START Dataset extract

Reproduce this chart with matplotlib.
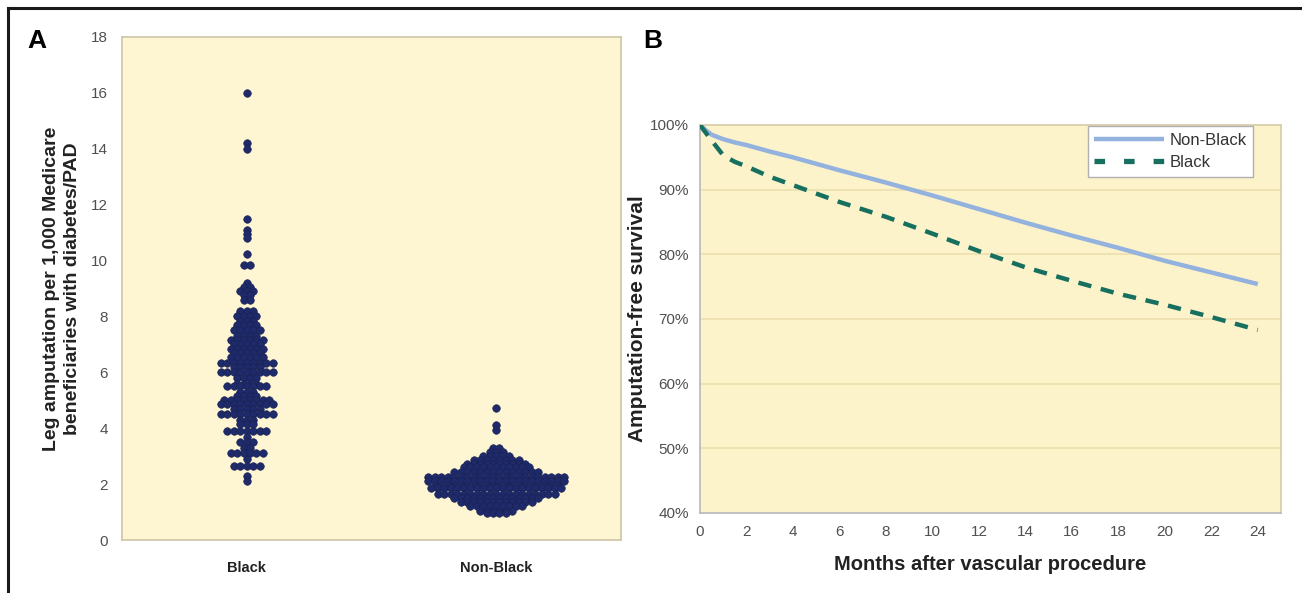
import numpy as np
import matplotlib.pyplot as plt
from matplotlib.lines import Line2D

plt.rcParams['font.family'] = ['Liberation Sans', 'DejaVu Sans']

# ---- panel A: amputation rate per region (rows of the dot plot) ----
groups = ['Black', 'Non-Black']
black_rows = [16.0, 14.2, 14.0, 11.5, 11.1, 10.95, 10.8, 10.25, 9.85, 9.2,
              9.05, 8.9, 8.75, 8.6, 8.2, 8.0, 7.85, 7.7, 7.5, 7.3,
              7.15, 7.0, 6.85, 6.7, 6.55, 6.35, 6.2, 6.0, 5.8, 5.6,
              5.5, 5.3, 5.15, 5.0, 4.85, 4.7, 4.5, 4.3, 4.15, 3.9,
              3.7, 3.5, 3.3, 3.1, 2.9, 2.65, 2.3, 2.1]
black_counts = [1, 1, 1, 1, 1, 1, 1, 1, 2, 1,
                2, 3, 2, 2, 3, 4, 3, 4, 5, 4,
                6, 5, 6, 5, 6, 9, 5, 9, 4, 4,
                7, 3, 4, 8, 9, 5, 9, 3, 3, 7,
                1, 3, 2, 6, 1, 5, 1, 1]
nonblack_rows = [4.72, 4.12, 3.92, 3.3, 3.15, 3.0, 2.87, 2.72, 2.6, 2.45,
                 2.25, 2.1, 1.95, 1.85, 1.65, 1.5, 1.37, 1.2, 1.05, 0.96]
nonblack_counts = [1, 1, 1, 2, 3, 5, 8, 10, 11, 14,
                   22, 22, 20, 21, 19, 14, 12, 9, 6, 4]

# ---- panel B: amputation-free survival ----
months = [0, 0.25, 0.5, 1, 1.5, 2, 3, 4, 6, 8, 10, 12, 14, 16, 18, 20, 22, 24]
surv_nonblack = [100, 99.2, 98.5, 97.8, 97.3, 96.9, 95.9, 95.0, 93.0, 91.1,
                 89.1, 87.0, 84.9, 82.9, 81.0, 79.0, 77.2, 75.4]
surv_black = [100, 98.8, 97.6, 95.3, 94.3, 93.6, 92.0, 90.7, 88.1, 85.8,
              83.2, 80.5, 78.0, 75.9, 73.9, 72.2, 70.3, 68.3]

W, H = 1302, 593
fig = plt.figure(figsize=(W / 100, H / 100), dpi=100)

# cropped frame (top and left edges only)
fig.add_artist(Line2D([8 / W, 1], [1 - 8 / H, 1 - 8 / H], color='#1a1a1a', lw=2.2,
                      transform=fig.transFigure))
fig.add_artist(Line2D([8 / W, 8 / W], [0, 1 - 8 / H], color='#1a1a1a', lw=2.2,
                      transform=fig.transFigure))

tick_col = '#505050'
dot_col = '#1f2a6b'
nb_col = '#93b2de'
bl_col = '#17705f'

# ---------------- panel A ----------------
axA = fig.add_axes([122 / W, 1 - 540 / H, (621 - 122) / W, (540 - 37) / H])
axA.set_facecolor('#fef5d2')
for s in axA.spines.values():
    s.set_color('#cdc5a5')
    s.set_linewidth(1.2)

dx = 0.026
for gi, (rows, counts) in enumerate([(black_rows, black_counts),
                                     (nonblack_rows, nonblack_counts)]):
    for y, n in zip(rows, counts):
        xs = gi + (np.arange(n) - (n - 1) / 2) * dx
        axA.scatter(xs, np.full(n, y), s=30, color=dot_col,
                    edgecolor='#18204f', linewidth=0.4, zorder=3)

axA.set_xlim(-0.5, 1.5)
axA.set_ylim(0, 18)
axA.set_yticks(range(0, 19, 2))
axA.set_xticks([0, 1])
axA.set_xticklabels(groups, fontsize=10.5, fontweight='bold', color='#222222')
axA.tick_params(axis='y', length=0, pad=10, labelsize=11, labelcolor=tick_col)
axA.tick_params(axis='x', length=0, pad=15)
axA.set_ylabel('Leg amputation per 1,000 Medicare\nbeneficiaries with diabetes/PAD',
               fontsize=14, fontweight='bold', color='#222222', labelpad=7,
               linespacing=1.3)
fig.text(27 / W, 1 - 41 / H, 'A', fontsize=19, fontweight='bold', va='center',
         ha='left')

# ---------------- panel B ----------------
axB = fig.add_axes([700 / W, 1 - 513 / H, 581 / W, 388 / H])
axB.set_facecolor('#fdf3cb')
for s in axB.spines.values():
    s.set_color('#d4cba8')
    s.set_linewidth(1.2)
axB.spines['left'].set_color('#b8b8b8')
axB.spines['bottom'].set_color('#b8b8b8')

for g in range(50, 100, 10):
    axB.axhline(g, color='#ebdfae', lw=1.2, zorder=1)

axB.plot(months, surv_nonblack, color=nb_col, lw=3.2,
         solid_capstyle='butt', zorder=3)
axB.plot(months, surv_black, color=bl_col, lw=3.2,
         dashes=(3.0, 2.2), zorder=3)

axB.set_xlim(0, 25)
axB.set_ylim(40, 100)
axB.set_xticks(range(0, 25, 2))
axB.set_yticks(range(40, 101, 10))
axB.set_yticklabels(['%d%%' % v for v in range(40, 101, 10)])
axB.tick_params(axis='both', length=0, labelsize=11, labelcolor=tick_col)
axB.tick_params(axis='y', pad=8)
axB.tick_params(axis='x', pad=9)
axB.set_xlabel('Months after vascular procedure', fontsize=14.5,
               fontweight='bold', color='#222222', labelpad=11)
axB.set_ylabel('Amputation-free survival', fontsize=15, fontweight='bold',
               color='#222222', labelpad=2)

handles = [Line2D([], [], color=nb_col, lw=3.2, solid_capstyle='butt'),
           Line2D([], [], color=bl_col, lw=3.8, dashes=(2.0, 3.6))]
leg = axB.legend(handles, ['Non-Black', 'Black'], loc='upper right',
                 bbox_to_anchor=(0.952, 0.997),
                 borderaxespad=0, fontsize=12, handlelength=4.2,
                 handletextpad=0.3, fancybox=False, framealpha=1,
                 edgecolor='#b0b0b0', borderpad=0.4, labelspacing=0.45)
leg.get_frame().set_linewidth(1.0)
for t in leg.get_texts():
    t.set_color('#333333')

fig.text(643 / W, 1 - 41 / H, 'B', fontsize=19, fontweight='bold', va='center',
         ha='left')

fig.savefig('out.png', dpi=100, facecolor='white')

END Dataset extract

Prompt: Omit every picture while copying the listing above exactly.

Task solution:
Reproduce this chart with matplotlib.
import numpy as np
import matplotlib.pyplot as plt
from matplotlib.lines import Line2D

plt.rcParams['font.family'] = ['Liberation Sans', 'DejaVu Sans']

# ---- panel A: amputation rate per region (rows of the dot plot) ----
groups = ['Black', 'Non-Black']
black_rows = [16.0, 14.2, 14.0, 11.5, 11.1, 10.95, 10.8, 10.25, 9.85, 9.2,
              9.05, 8.9, 8.75, 8.6, 8.2, 8.0, 7.85, 7.7, 7.5, 7.3,
              7.15, 7.0, 6.85, 6.7, 6.55, 6.35, 6.2, 6.0, 5.8, 5.6,
              5.5, 5.3, 5.15, 5.0, 4.85, 4.7, 4.5, 4.3, 4.15, 3.9,
              3.7, 3.5, 3.3, 3.1, 2.9, 2.65, 2.3, 2.1]
black_counts = [1, 1, 1, 1, 1, 1, 1, 1, 2, 1,
                2, 3, 2, 2, 3, 4, 3, 4, 5, 4,
                6, 5, 6, 5, 6, 9, 5, 9, 4, 4,
                7, 3, 4, 8, 9, 5, 9, 3, 3, 7,
                1, 3, 2, 6, 1, 5, 1, 1]
nonblack_rows = [4.72, 4.12, 3.92, 3.3, 3.15, 3.0, 2.87, 2.72, 2.6, 2.45,
                 2.25, 2.1, 1.95, 1.85, 1.65, 1.5, 1.37, 1.2, 1.05, 0.96]
nonblack_counts = [1, 1, 1, 2, 3, 5, 8, 10, 11, 14,
                   22, 22, 20, 21, 19, 14, 12, 9, 6, 4]

# ---- panel B: amputation-free survival ----
months = [0, 0.25, 0.5, 1, 1.5, 2, 3, 4, 6, 8, 10, 12, 14, 16, 18, 20, 22, 24]
surv_nonblack = [100, 99.2, 98.5, 97.8, 97.3, 96.9, 95.9, 95.0, 93.0, 91.1,
                 89.1, 87.0, 84.9, 82.9, 81.0, 79.0, 77.2, 75.4]
surv_black = [100, 98.8, 97.6, 95.3, 94.3, 93.6, 92.0, 90.7, 88.1, 85.8,
              83.2, 80.5, 78.0, 75.9, 73.9, 72.2, 70.3, 68.3]

W, H = 1302, 593
fig = plt.figure(figsize=(W / 100, H / 100), dpi=100)

# cropped frame (top and left edges only)
fig.add_artist(Line2D([8 / W, 1], [1 - 8 / H, 1 - 8 / H], color='#1a1a1a', lw=2.2,
                      transform=fig.transFigure))
fig.add_artist(Line2D([8 / W, 8 / W], [0, 1 - 8 / H], color='#1a1a1a', lw=2.2,
                      transform=fig.transFigure))

tick_col = '#505050'
dot_col = '#1f2a6b'
nb_col = '#93b2de'
bl_col = '#17705f'

# ---------------- panel A ----------------
axA = fig.add_axes([122 / W, 1 - 540 / H, (621 - 122) / W, (540 - 37) / H])
axA.set_facecolor('#fef5d2')
for s in axA.spines.values():
    s.set_color('#cdc5a5')
    s.set_linewidth(1.2)

dx = 0.026
for gi, (rows, counts) in enumerate([(black_rows, black_counts),
                                     (nonblack_rows, nonblack_counts)]):
    for y, n in zip(rows, counts):
        xs = gi + (np.arange(n) - (n - 1) / 2) * dx
        axA.scatter(xs, np.full(n, y), s=30, color=dot_col,
                    edgecolor='#18204f', linewidth=0.4, zorder=3)

axA.set_xlim(-0.5, 1.5)
axA.set_ylim(0, 18)
axA.set_yticks(range(0, 19, 2))
axA.set_xticks([0, 1])
axA.set_xticklabels(groups, fontsize=10.5, fontweight='bold', color='#222222')
axA.tick_params(axis='y', length=0, pad=10, labelsize=11, labelcolor=tick_col)
axA.tick_params(axis='x', length=0, pad=15)
axA.set_ylabel('Leg amputation per 1,000 Medicare\nbeneficiaries with diabetes/PAD',
               fontsize=14, fontweight='bold', color='#222222', labelpad=7,
               linespacing=1.3)
fig.text(27 / W, 1 - 41 / H, 'A', fontsize=19, fontweight='bold', va='center',
         ha='left')

# ---------------- panel B ----------------
axB = fig.add_axes([700 / W, 1 - 513 / H, 581 / W, 388 / H])
axB.set_facecolor('#fdf3cb')
for s in axB.spines.values():
    s.set_color('#d4cba8')
    s.set_linewidth(1.2)
axB.spines['left'].set_color('#b8b8b8')
axB.spines['bottom'].set_color('#b8b8b8')

for g in range(50, 100, 10):
    axB.axhline(g, color='#ebdfae', lw=1.2, zorder=1)

axB.plot(months, surv_nonblack, color=nb_col, lw=3.2,
         solid_capstyle='butt', zorder=3)
axB.plot(months, surv_black, color=bl_col, lw=3.2,
         dashes=(3.0, 2.2), zorder=3)

axB.set_xlim(0, 25)
axB.set_ylim(40, 100)
axB.set_xticks(range(0, 25, 2))
axB.set_yticks(range(40, 101, 10))
axB.set_yticklabels(['%d%%' % v for v in range(40, 101, 10)])
axB.tick_params(axis='both', length=0, labelsize=11, labelcolor=tick_col)
axB.tick_params(axis='y', pad=8)
axB.tick_params(axis='x', pad=9)
axB.set_xlabel('Months after vascular procedure', fontsize=14.5,
               fontweight='bold', color='#222222', labelpad=11)
axB.set_ylabel('Amputation-free survival', fontsize=15, fontweight='bold',
               color='#222222', labelpad=2)

handles = [Line2D([], [], color=nb_col, lw=3.2, solid_capstyle='butt'),
           Line2D([], [], color=bl_col, lw=3.8, dashes=(2.0, 3.6))]
leg = axB.legend(handles, ['Non-Black', 'Black'], loc='upper right',
                 bbox_to_anchor=(0.952, 0.997),
                 borderaxespad=0, fontsize=12, handlelength=4.2,
                 handletextpad=0.3, fancybox=False, framealpha=1,
                 edgecolor='#b0b0b0', borderpad=0.4, labelspacing=0.45)
leg.get_frame().set_linewidth(1.0)
for t in leg.get_texts():
    t.set_color('#333333')

fig.text(643 / W, 1 - 41 / H, 'B', fontsize=19, fontweight='bold', va='center',
         ha='left')

fig.savefig('out.png', dpi=100, facecolor='white')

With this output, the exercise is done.